Eine Entscheidung scheint bereits gefällt: Sämtliche Einnahmen sollen künftig bei den Museen bleiben. Wer erfolgreicher ist, hat mehr Mittel zur Verfügung. „Das mögen nicht alle. Da hören wir oft, dass sich Erfolg nicht nur über Besucherzahlen messen lässt. Darum geht es nicht. Natürlich sollen Museen weiter Orte der Forschung, des Experimentierens, der Bewahrung, der Diskurse sein.
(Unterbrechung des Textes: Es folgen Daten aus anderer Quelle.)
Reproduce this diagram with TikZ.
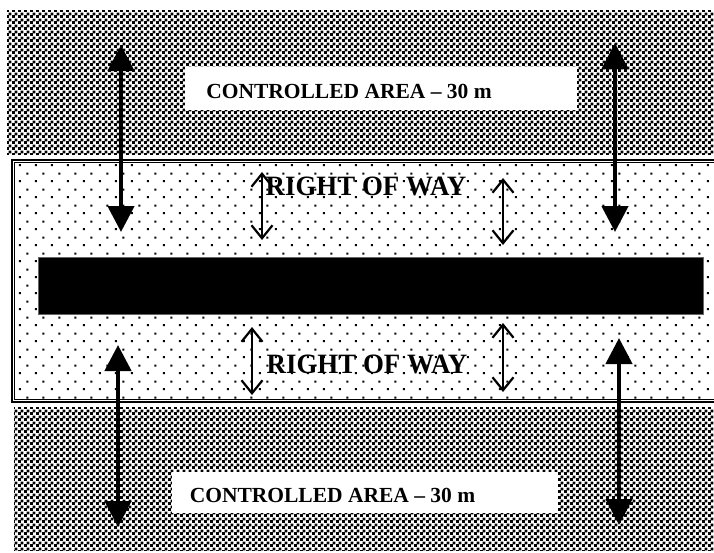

Aber eben nicht nur.“ Das ist sein Wunsch: „Dass wir Personen finden, die im sicheren Rahmen arbeiten können, aber trotzdem unternehmerisch so ein Museum voranbringen.“

Und so geht sie auch schon los, die Suche. Wie berichtet, entwickelt die Stiftung Kulturzukunft Bayern einen Kulturatlas – eine digitale Plattform, die das landesweite kulturelle Angebot erhebt und sämtlichen Akteuren die Möglichkeit zur Kooperation bietet. Stichwort: Ressourcen nutzen. Dafür sucht sie Botschafter. Gegen eine Aufwandsentschädigung von 1400 Euro brutto im Monat können gut vernetzte Persönlichkeiten dafür sorgen, dass der Atlas weiter wächst. Bewerbungen sind bis zum 31. Januar möglich. Alle Infos gibt’s unter www.kulturzukunftbayern.de.

Ein bisschen wird diese Internetseite also einmal sein wie Dürers Selbstbildnis. Ein Blick hinein eröffnet uns, wer wir sind: Erschaffer einer reichen, anregenden, bunten Kulturlandschaft. Über Jahrtausende aufgebaut – in kürzester Zeit zerstört? Die Weichen werden jetzt gestellt.